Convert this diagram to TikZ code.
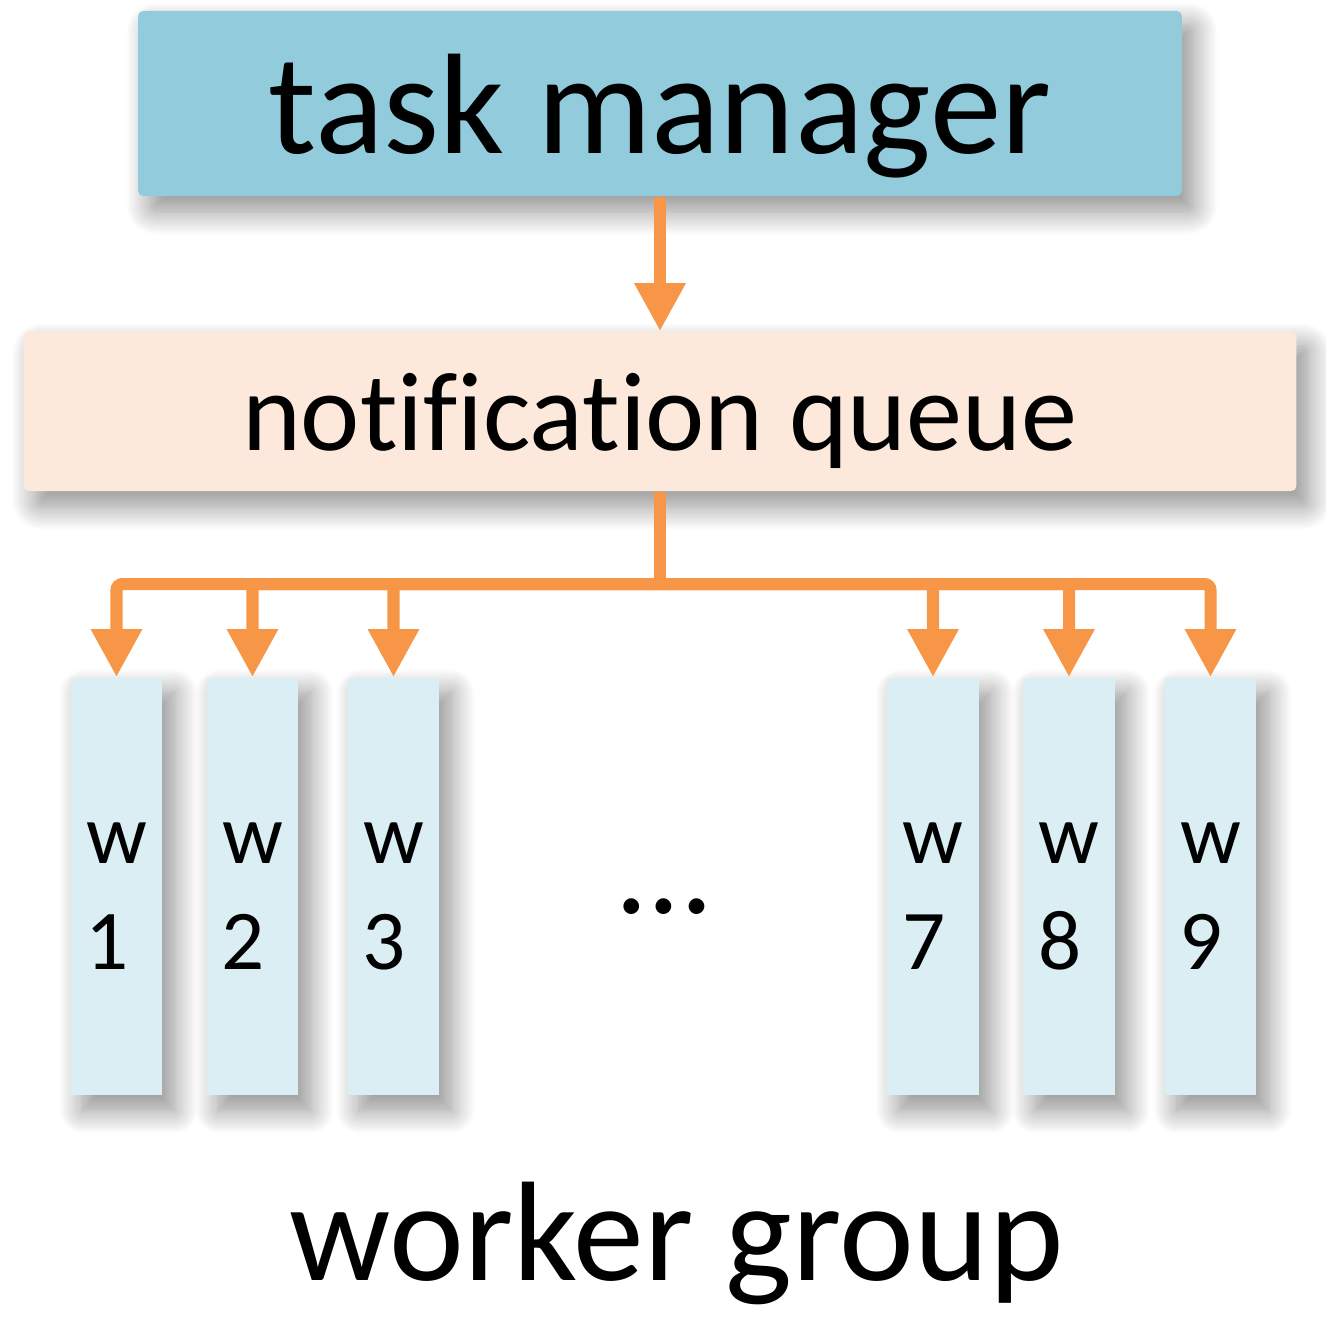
\documentclass[tikz,border=0pt]{standalone}
\usepackage{fontspec}
\setmainfont[Ligatures={NoCommon}]{Carlito}
\usetikzlibrary{arrows.meta,shadows.blur}
\definecolor{tmblue}{HTML}{92CBDC}
\definecolor{nqpeach}{HTML}{FCE9DB}
\definecolor{wkblue}{HTML}{DAEEF3}
\definecolor{flowc}{HTML}{F79646}
\begin{document}
\begin{tikzpicture}[x=0.01cm,y=-0.01cm,
  shad/.style={blur shadow={shadow xshift=0.12cm, shadow yshift=-0.15cm,
      shadow blur radius=0.24cm, shadow opacity=45, shadow blur steps=20}},
  bigbox/.style={shad, rectangle, rounded corners=0.05cm, inner sep=0pt, draw=none},
  tmbox/.style={bigbox, fill=tmblue, minimum width=10.43cm, minimum height=1.85cm,
      font=\fontsize{40.7}{49}\selectfont, text height=1.15cm, text depth=0.16cm},
  nqbox/.style={bigbox, fill=nqpeach, minimum width=12.72cm, minimum height=1.59cm,
      font=\fontsize{31.9}{38}\selectfont, text height=0.9cm, text depth=0.13cm},
  wkbox/.style={shad, rectangle, fill=wkblue, draw=none, inner sep=0pt,
      minimum width=0.91cm, minimum height=4.17cm},
  wktext/.style={anchor=base, inner sep=0pt, font=\fontsize{24.2}{29}\selectfont},
  bigtext/.style={anchor=base, inner sep=0pt, font=\fontsize{40.3}{48}\selectfont},
  flowline/.style={draw=flowc, line width=0.12cm},
  flowarrow/.style={flowline, rounded corners=0.06cm,
      -{Triangle[width=0.48cm,length=0.48cm]}}
]
\useasboundingbox (0,0) rectangle (1326,1317);

\node[tmbox] (tm) at (660,103.5) {task manager};
\node[nqbox] (nq) at (660,411.5) {notification queue};

\node[wkbox] (w1) at (116.5,886.5) {};
\node[wkbox] (w2) at (252.5,886.5) {};
\node[wkbox] (w3) at (393.5,886.5) {};
\node[wkbox] (w7) at (933,886.5) {};
\node[wkbox] (w8) at (1069,886.5) {};
\node[wkbox] (w9) at (1210.5,886.5) {};

\foreach \n/\x in {1/116.5,2/252.5,3/393.5,7/933,8/1069,9/1210.5}{
  \node[wktext] (w\n w) at (\x,863) {w};
  \node[wktext] (w\n n) at (\x-9,969) {\n};
}

\node[anchor=base, inner sep=0pt, font=\fontsize{37}{44}\selectfont] (dots) at (664,913) {…};
\node[bigtext] (wg) at (676.5,1280) {worker group};

\draw[flowarrow] (tm.south) -- (nq.north);
\coordinate (bus) at (660,584);
\draw[flowline] (nq.south) -- (bus);
\foreach \n in {1,2,3,7,8,9}{
  \draw[flowarrow] (bus) -| (w\n.north);
}
\end{tikzpicture}
\end{document}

## [Set task]
Look at the listing and set down only the lines from its start through the line with "(wg) at (676.5,1280)", word for word and without pictures.

## [Correct output]
Convert this diagram to TikZ code.
\documentclass[tikz,border=0pt]{standalone}
\usepackage{fontspec}
\setmainfont[Ligatures={NoCommon}]{Carlito}
\usetikzlibrary{arrows.meta,shadows.blur}
\definecolor{tmblue}{HTML}{92CBDC}
\definecolor{nqpeach}{HTML}{FCE9DB}
\definecolor{wkblue}{HTML}{DAEEF3}
\definecolor{flowc}{HTML}{F79646}
\begin{document}
\begin{tikzpicture}[x=0.01cm,y=-0.01cm,
  shad/.style={blur shadow={shadow xshift=0.12cm, shadow yshift=-0.15cm,
      shadow blur radius=0.24cm, shadow opacity=45, shadow blur steps=20}},
  bigbox/.style={shad, rectangle, rounded corners=0.05cm, inner sep=0pt, draw=none},
  tmbox/.style={bigbox, fill=tmblue, minimum width=10.43cm, minimum height=1.85cm,
      font=\fontsize{40.7}{49}\selectfont, text height=1.15cm, text depth=0.16cm},
  nqbox/.style={bigbox, fill=nqpeach, minimum width=12.72cm, minimum height=1.59cm,
      font=\fontsize{31.9}{38}\selectfont, text height=0.9cm, text depth=0.13cm},
  wkbox/.style={shad, rectangle, fill=wkblue, draw=none, inner sep=0pt,
      minimum width=0.91cm, minimum height=4.17cm},
  wktext/.style={anchor=base, inner sep=0pt, font=\fontsize{24.2}{29}\selectfont},
  bigtext/.style={anchor=base, inner sep=0pt, font=\fontsize{40.3}{48}\selectfont},
  flowline/.style={draw=flowc, line width=0.12cm},
  flowarrow/.style={flowline, rounded corners=0.06cm,
      -{Triangle[width=0.48cm,length=0.48cm]}}
]
\useasboundingbox (0,0) rectangle (1326,1317);

\node[tmbox] (tm) at (660,103.5) {task manager};
\node[nqbox] (nq) at (660,411.5) {notification queue};

\node[wkbox] (w1) at (116.5,886.5) {};
\node[wkbox] (w2) at (252.5,886.5) {};
\node[wkbox] (w3) at (393.5,886.5) {};
\node[wkbox] (w7) at (933,886.5) {};
\node[wkbox] (w8) at (1069,886.5) {};
\node[wkbox] (w9) at (1210.5,886.5) {};

\foreach \n/\x in {1/116.5,2/252.5,3/393.5,7/933,8/1069,9/1210.5}{
  \node[wktext] (w\n w) at (\x,863) {w};
  \node[wktext] (w\n n) at (\x-9,969) {\n};
}

\node[anchor=base, inner sep=0pt, font=\fontsize{37}{44}\selectfont] (dots) at (664,913) {…};
\node[bigtext] (wg) at (676.5,1280) {worker group};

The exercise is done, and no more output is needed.